For instance the "Customer Attributes" list (consisting partly of latent, = "tacit", requirements) can be considered as 'tacit' knowledge made explicit. After all the attributes are expressed during listing and transformed into 'concepts' reflected by the "grouping in bundles of attributes that represent an overall customer concern" (Hauser, 1988).

Next the "new concepts [] need to be justified" *^^*^ [], in order to become "justified true belief" (Nonaka, 1995). "Justification involves the process of determining if the newly created concepts are truly worthwhile for the organisation and society. It is similar to a screening process. Individuals seem to be [] screening [] concepts [] continuously and unconsciously [] throughout the entire process. The organisation however [] must conduct this [] in a more explicit way to check if [] the [] intention is still in tact and [] if the concepts [] meet [their] needs []".

In QFD this screening process is conducted explicitly. The "Customer Attributes", now "grouped in bundles", are 'justified' in weighing their relative importance and their comparison with competitors' performances in 'perceptual maps' (Hauser, 1988) *^^**.

Subsequently in the Nonaka "five step model" an "archetype is built" in "combining several elements of explicit knowledge" -already existing as well as just created.

In building the "House of Quality" this step can be recognised in the implications drawn from the 'perceptual map' which provides "a natural link from the 'product concept' to the 'company's strategic vision'". (Hauser, 1988)

The "archetype" here can be identified as the strategic positioning and the innovation direction, resulting from the 'relative importance weights' and from the 'perceptual map'.

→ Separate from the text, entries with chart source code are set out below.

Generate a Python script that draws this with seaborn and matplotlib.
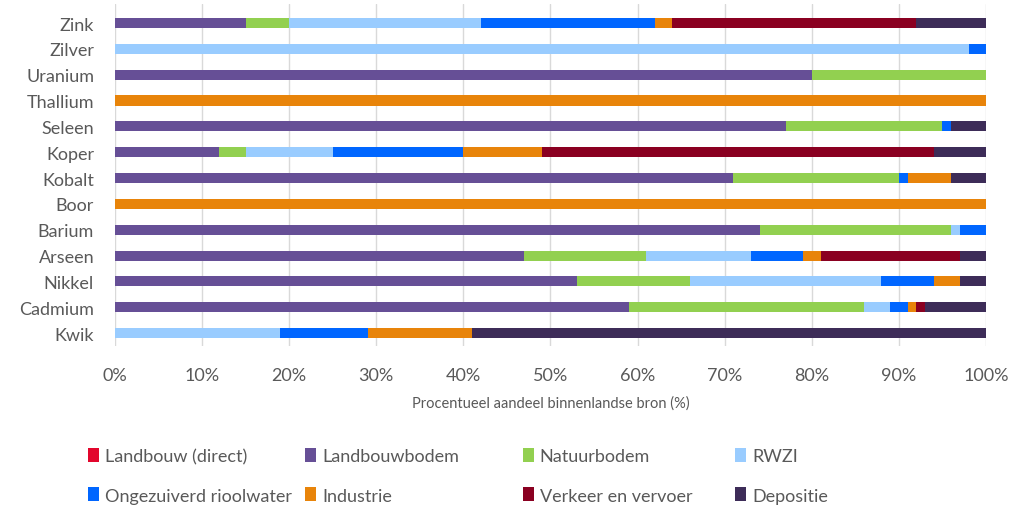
import numpy as np
import pandas as pd
import matplotlib
matplotlib.use("Agg")
import matplotlib.pyplot as plt
from matplotlib.patches import Patch
import seaborn as sns

metals = ["Zink", "Zilver", "Uranium", "Thallium", "Seleen", "Koper", "Kobalt",
          "Boor", "Barium", "Arseen", "Nikkel", "Cadmium", "Kwik"]

sources = ["Landbouw (direct)", "Landbouwbodem", "Natuurbodem", "RWZI",
           "Ongezuiverd rioolwater", "Industrie", "Verkeer en vervoer", "Depositie"]

landbouw_direct = [0, 0, 0, 0, 0, 0, 0, 0, 0, 0, 0, 0, 0]
landbouwbodem   = [15, 0, 80, 0, 77, 12, 71, 0, 74, 47, 53, 59, 0]
natuurbodem     = [5, 0, 20, 0, 18, 3, 19, 0, 22, 14, 13, 27, 0]
rwzi            = [22, 98, 0, 0, 0, 10, 0, 0, 1, 12, 22, 3, 19]
ongezuiverd     = [20, 2, 0, 0, 1, 15, 1, 0, 3, 6, 6, 2, 10]
industrie       = [2, 0, 0, 100, 0, 9, 5, 100, 0, 2, 3, 1, 12]
verkeer         = [28, 0, 0, 0, 0, 45, 0, 0, 0, 16, 0, 1, 0]
depositie       = [8, 0, 0, 0, 4, 6, 4, 0, 0, 3, 3, 7, 59]

colors = ["#E2062C", "#664F96", "#92D050", "#99CCFF",
          "#0066FF", "#E8840A", "#8A0021", "#3D2C58"]

df = pd.DataFrame(
    np.array([landbouw_direct, landbouwbodem, natuurbodem, rwzi,
              ongezuiverd, industrie, verkeer, depositie]).T,
    index=metals, columns=sources)
cum = df.cumsum(axis=1)

sns.set_theme(style="white")
plt.rcParams["font.family"] = ["Lato", "DejaVu Sans"]
TXT = "#595959"

fig = plt.figure(figsize=(10.11, 5.06), dpi=100)
ax = fig.add_axes([0.1137, 0.3142, 0.8616, 0.6759])

# stacked bars: draw cumulative totals from the last series backwards
for src, col in reversed(list(zip(sources, colors))):
    d = pd.DataFrame({"metal": metals, "val": cum[src].values})
    sns.barplot(data=d, x="val", y="metal", order=metals, color=col,
                width=0.39, orient="h", ax=ax, saturation=1, linewidth=0)

ax.set_xlim(0, 100)
ax.set_ylim(12.5, -0.735)
ax.set_xticks(np.arange(0, 101, 10))
ax.set_xticklabels([f"{v}%" for v in range(0, 101, 10)], fontsize=13, color=TXT)
ax.tick_params(axis="y", labelsize=13, labelcolor=TXT, length=0, pad=15)
ax.tick_params(axis="x", length=0, pad=15)
ax.grid(axis="x", color="#D9D9D9", linewidth=1)
ax.set_axisbelow(True)
for s in ax.spines.values():
    s.set_visible(False)
ax.set_ylabel("")
ax.set_xlabel("Procentueel aandeel binnenlandse bron (%)", fontsize=10.5, color=TXT, labelpad=9)

# legend: 4 columns, 2 rows
col_x = [0.087, 0.302, 0.517, 0.727]
for i, x in enumerate(col_x):
    handles = [Patch(facecolor=colors[i], edgecolor="none", label=sources[i]),
               Patch(facecolor=colors[i + 4], edgecolor="none", label=sources[i + 4])]
    fig.legend(handles=handles, loc="upper left", bbox_to_anchor=(x, 0.113),
               frameon=False, fontsize=13, handlelength=0.6, handleheight=0.8,
               handletextpad=0.35, labelspacing=1.3, borderpad=0, borderaxespad=0,
               labelcolor=TXT)

fig.savefig("out.png", dpi=100, facecolor="white")
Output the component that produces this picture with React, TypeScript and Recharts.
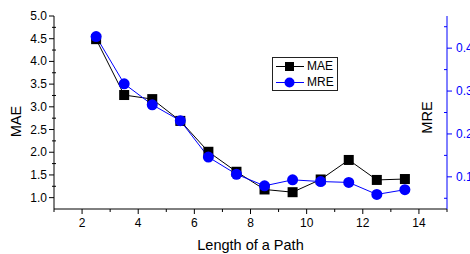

"Organisational knowledge creation is a never ending process that up-grades itself continuously. [] The new concept [] moves on to a new cycle of knowledge creation at a different ontological level [i.e. the spectrum: individual - group - organisation]" (Nonaka, 1995).

In their picture Nonaka associated this "cross levelling knowledge" phase with "internalisation" where (new) explicit knowledge triggers the emergence of new "tacit" knowledge (within the organisation as well as outside: users, suppliers, etc).

In QFD this phase appears in the centre of the "House of Quality": the "relationship matrix".

This transition gives rise to the emergence of the "Engineering Characteristics", which in the next cycle will be sampled ("sharing tacit knowledge"), listed and organised ("creating concepts"), "justified" in filling out "the Roof of the House", "archetyped" in "objection measures", and "cross-levelled" in the second relationship matrix.
 
 

5 Conclusions

In this paper a first step was taken in solving the quest "how to reveal 'tacit' knowledge". One condition assumed to be fulfilled is the congruency of QFD with Nonaka's postulate (with 'tacit' knowledge, also in our sense, as an essential element).

As demonstrated here, the QFD-method appears to be quite congruent with the five-step-model; therefore it might be expected to be able to serve to monitor the steps in knowledge creation as Nonaka described. This also applies for the LPMQ proposal since it constitutes merely a special case for QFD.

For further research a next step could be considered to support this suspicion with some empirical evidence or simulation. Then, if it still appears to be valid, a "(tacit) knowledge map" might be constructed as a QFD-like structure, that could be researched to serve as a format for the strategic architecture as Prahalad (1990) proposed: a map for core competence.